Overview
A zero-infrastructure data quality framework that lives entirely in SQL. Rules are stored in a configuration table; checks run automatically via Tasks whenever new data arrives via Streams.
Architecture
raw table
↓ (Stream)
quality_check_task (every 5 min)
↓
dq_rules (config table) → run checks
↓
dq_results (results table)
↓
dq_dashboard (secure view for BI tools)
Rule Configuration Table
CREATE TABLE dq.rules (
rule_id INT AUTOINCREMENT,
table_name VARCHAR,
column_name VARCHAR,
rule_type VARCHAR, -- 'not_null', 'unique', 'range', 'regex', 'referential'
rule_param VARIANT, -- JSON params: {"min": 0, "max": 100}
severity VARCHAR, -- 'critical', 'warning'
is_active BOOLEAN DEFAULT TRUE
);
-- Example rules
INSERT INTO dq.rules (table_name, column_name, rule_type, rule_param, severity)
VALUES
('orders', 'order_id', 'not_null', NULL, 'critical'),
('orders', 'amount', 'range', '{"min":0,"max":99999}', 'critical'),
('orders', 'email', 'regex', '{"pattern":".*@.*\\..*"}','warning'),
('orders', 'customer_id', 'referential','{"ref_table":"customers","ref_col":"id"}','critical');
Automated Check Runner
CREATE OR REPLACE PROCEDURE dq.run_checks(p_table VARCHAR)
RETURNS VARCHAR
LANGUAGE PYTHON
RUNTIME_VERSION = '3.11'
PACKAGES = ('snowflake-snowpark-python')
HANDLER = 'run_checks'
AS $$
from snowflake.snowpark import Session
def run_checks(session: Session, p_table: str) -> str:
rules = session.table("dq.rules").filter(
f"table_name = '{p_table}' AND is_active = TRUE"
).collect()
results = []
for rule in rules:
sql = build_check_sql(rule)
fail_count = session.sql(sql).collect()[0][0]
results.append({
"table": p_table,
"column": rule["COLUMN_NAME"],
"rule": rule["RULE_TYPE"],
"fail_count": fail_count,
"severity": rule["SEVERITY"],
"checked_at": "CURRENT_TIMESTAMP()",
})
session.create_dataframe(results).write.mode("append").save_as_table("dq.results")

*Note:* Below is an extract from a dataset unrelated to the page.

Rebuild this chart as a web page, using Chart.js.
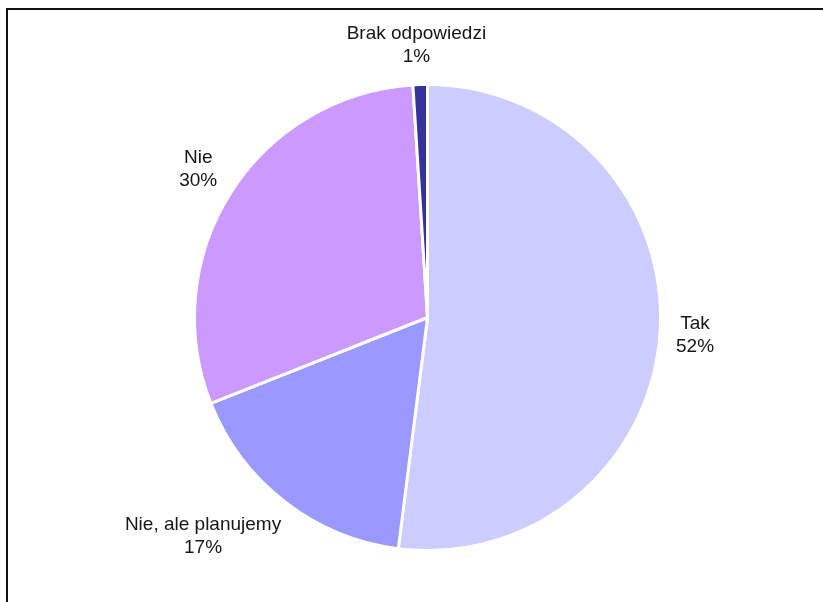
<!DOCTYPE html>
<html>
<head>
<meta charset="utf-8">
<script src="https://cdn.jsdelivr.net/npm/chart.js@4"></script>
<style>
  html, body { margin: 0; padding: 0; background: #fff; }
  #wrap { position: relative; width: 823px; height: 602px; }
  #frame { position: absolute; left: 6px; top: 8px; right: -10px; bottom: -10px;
           border-left: 2px solid #111; border-top: 2px solid #111; }
  canvas { position: absolute; left: 0; top: 0; }
</style>
</head>
<body>
<div id="wrap">
  <div id="frame"></div>
  <canvas id="pie" width="823" height="602"></canvas>
</div>
<script>
// answers to the survey question, in percent
const labels = ['Tak', 'Nie, ale planujemy', 'Nie', 'Brak odpowiedzi']
const values = [52, 17, 30, 1]
const colors = ['#CCCCFF', '#9999FF', '#CC99FF', '#333399']

// draws "name / xx%" outside each slice
const outsideLabels = {
  id: 'outsideLabels',
  afterDatasetsDraw(chart) {
    const ctx = chart.ctx
    const meta = chart.getDatasetMeta(0)
    ctx.save()
    ctx.font = '19px "Liberation Sans", Arial, sans-serif'
    ctx.fillStyle = '#161616'
    ctx.textAlign = 'center'
    ctx.textBaseline = 'middle'
    const lineH = 23
    meta.data.forEach((arc, i) => {
      const p = arc.getProps(['x', 'y', 'startAngle', 'endAngle', 'outerRadius'], true)
      const mid = (p.startAngle + p.endAngle) / 2
      const dx = Math.cos(mid), dy = Math.sin(mid)
      const r = p.outerRadius + 16
      const ax = p.x + dx * r, ay = p.y + dy * r
      const lines = [labels[i], values[i] + '%']
      const w = Math.max(...lines.map(t => ctx.measureText(t).width))
      const h = lines.length * lineH
      //push the text box away from the pie so its edge sits on the anchor
      const kx = Math.max(-1, Math.min(1, dx * 1.5))
      const ky = Math.max(-1, Math.min(1, dy * 1.2))
      const cx = ax + kx * w / 2
      const cy = ay + ky * h / 2
      lines.forEach((t, j) => {
        ctx.fillText(t, cx, cy - h / 2 + lineH / 2 + j * lineH)
      })
    })
    ctx.restore()
  }
}

new Chart(document.getElementById('pie').getContext('2d'), {
  type: 'pie',
  data: {
    labels: labels,
    datasets: [{
      data: values,
      backgroundColor: colors,
      borderColor: '#fff',
      borderWidth: 3
    }]
  },
  options: {
    responsive: false,
    animation: false,
    layout: { padding: { left: 193, right: 161, top: 83, bottom: 50 } },
    plugins: {
      legend: { display: false },
      tooltip: { enabled: false }
    }
  },
  plugins: [outsideLabels]
})
</script>
</body>
</html>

return f"Checked {len(rules)} rules on {p_table}."
$$;
Dashboard View
CREATE SECURE VIEW dq.dashboard AS
SELECT
table_name,
column_name,
rule_type,
severity,
SUM(fail_count) AS total_failures,
MAX(checked_at) AS last_checked,
ROUND(100.0 * SUM(fail_count) / COUNT(*), 2) AS failure_rate_pct
FROM dq.results
WHERE checked_at >= DATEADD('day', -7, CURRENT_TIMESTAMP())
GROUP BY 1, 2, 3, 4
ORDER BY severity, total_failures DESC;
Connect this view to Tableau, Sigma, or any BI tool for a live DQ dashboard.